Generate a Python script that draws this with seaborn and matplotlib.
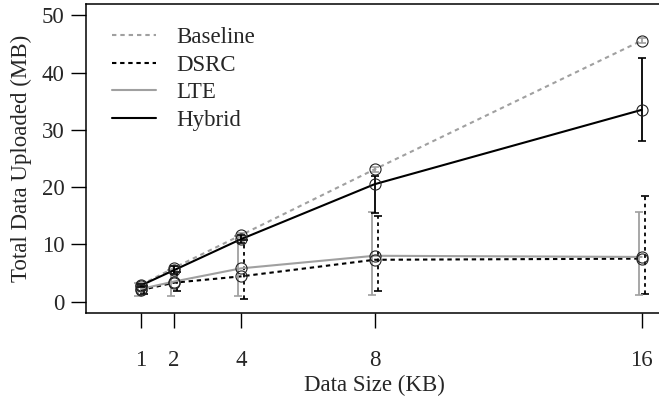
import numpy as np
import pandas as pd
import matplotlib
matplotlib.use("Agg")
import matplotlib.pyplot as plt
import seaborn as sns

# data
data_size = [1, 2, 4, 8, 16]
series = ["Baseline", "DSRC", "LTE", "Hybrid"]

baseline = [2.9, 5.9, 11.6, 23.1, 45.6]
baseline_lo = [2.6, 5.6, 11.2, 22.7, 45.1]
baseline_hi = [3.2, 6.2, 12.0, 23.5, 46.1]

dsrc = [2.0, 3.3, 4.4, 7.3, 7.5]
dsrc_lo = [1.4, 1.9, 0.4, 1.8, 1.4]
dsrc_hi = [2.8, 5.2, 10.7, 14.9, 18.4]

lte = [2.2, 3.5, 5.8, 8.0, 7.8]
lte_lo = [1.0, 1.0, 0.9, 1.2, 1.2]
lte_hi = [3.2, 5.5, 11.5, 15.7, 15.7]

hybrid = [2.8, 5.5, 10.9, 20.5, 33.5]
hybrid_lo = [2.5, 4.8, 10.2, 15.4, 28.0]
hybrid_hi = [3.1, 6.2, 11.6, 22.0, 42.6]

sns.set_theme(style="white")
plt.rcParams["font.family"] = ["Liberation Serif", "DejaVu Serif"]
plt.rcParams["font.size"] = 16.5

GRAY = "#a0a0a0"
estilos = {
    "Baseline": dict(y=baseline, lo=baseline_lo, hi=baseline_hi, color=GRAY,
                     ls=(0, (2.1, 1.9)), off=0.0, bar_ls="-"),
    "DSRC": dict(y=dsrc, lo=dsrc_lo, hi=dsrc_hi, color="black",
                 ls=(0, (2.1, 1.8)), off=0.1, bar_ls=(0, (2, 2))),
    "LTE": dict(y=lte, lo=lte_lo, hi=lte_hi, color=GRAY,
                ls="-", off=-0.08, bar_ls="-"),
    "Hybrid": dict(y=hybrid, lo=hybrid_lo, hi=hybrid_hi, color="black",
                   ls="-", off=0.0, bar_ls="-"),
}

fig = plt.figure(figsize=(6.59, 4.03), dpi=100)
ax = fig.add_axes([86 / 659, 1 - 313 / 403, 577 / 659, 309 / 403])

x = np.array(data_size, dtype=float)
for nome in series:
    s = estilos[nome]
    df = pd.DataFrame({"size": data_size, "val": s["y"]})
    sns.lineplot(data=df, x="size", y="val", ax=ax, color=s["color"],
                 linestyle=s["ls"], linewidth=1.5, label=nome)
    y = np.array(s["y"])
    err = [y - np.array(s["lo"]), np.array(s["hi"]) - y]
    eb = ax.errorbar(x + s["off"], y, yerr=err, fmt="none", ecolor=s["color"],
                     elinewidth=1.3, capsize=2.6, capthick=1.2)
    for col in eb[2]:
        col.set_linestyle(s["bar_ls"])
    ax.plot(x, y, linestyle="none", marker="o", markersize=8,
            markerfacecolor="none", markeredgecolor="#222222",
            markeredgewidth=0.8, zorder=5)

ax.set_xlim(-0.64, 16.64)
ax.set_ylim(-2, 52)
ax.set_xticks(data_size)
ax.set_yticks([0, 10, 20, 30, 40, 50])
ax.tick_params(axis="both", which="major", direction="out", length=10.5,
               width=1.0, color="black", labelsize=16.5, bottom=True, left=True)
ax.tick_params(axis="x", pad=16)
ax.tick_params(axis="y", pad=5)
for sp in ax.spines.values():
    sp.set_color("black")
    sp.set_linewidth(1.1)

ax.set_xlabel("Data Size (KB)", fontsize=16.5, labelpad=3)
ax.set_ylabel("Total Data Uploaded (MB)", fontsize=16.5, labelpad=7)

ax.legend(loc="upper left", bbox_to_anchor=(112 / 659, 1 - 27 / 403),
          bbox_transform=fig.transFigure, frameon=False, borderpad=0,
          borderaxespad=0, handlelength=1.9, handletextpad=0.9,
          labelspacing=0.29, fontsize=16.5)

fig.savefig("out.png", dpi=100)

---

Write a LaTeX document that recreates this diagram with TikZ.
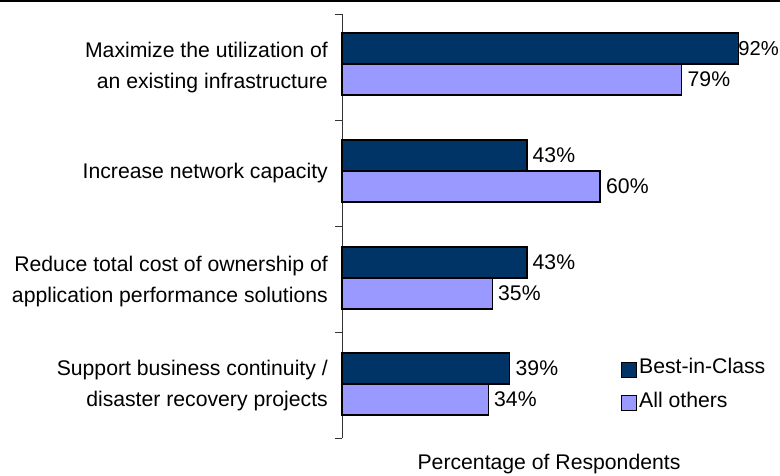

— Challenge —
Only the lines from the one with "Generate a Python" through the one with "lte_hi = [3.2, 5.5, 11.5, 15.7, 15.7]", both included, go in the copy, exactly as written. Leave the pictures behind.

— Task output —
Generate a Python script that draws this with seaborn and matplotlib.
import numpy as np
import pandas as pd
import matplotlib
matplotlib.use("Agg")
import matplotlib.pyplot as plt
import seaborn as sns

# data
data_size = [1, 2, 4, 8, 16]
series = ["Baseline", "DSRC", "LTE", "Hybrid"]

baseline = [2.9, 5.9, 11.6, 23.1, 45.6]
baseline_lo = [2.6, 5.6, 11.2, 22.7, 45.1]
baseline_hi = [3.2, 6.2, 12.0, 23.5, 46.1]

dsrc = [2.0, 3.3, 4.4, 7.3, 7.5]
dsrc_lo = [1.4, 1.9, 0.4, 1.8, 1.4]
dsrc_hi = [2.8, 5.2, 10.7, 14.9, 18.4]

lte = [2.2, 3.5, 5.8, 8.0, 7.8]
lte_lo = [1.0, 1.0, 0.9, 1.2, 1.2]
lte_hi = [3.2, 5.5, 11.5, 15.7, 15.7]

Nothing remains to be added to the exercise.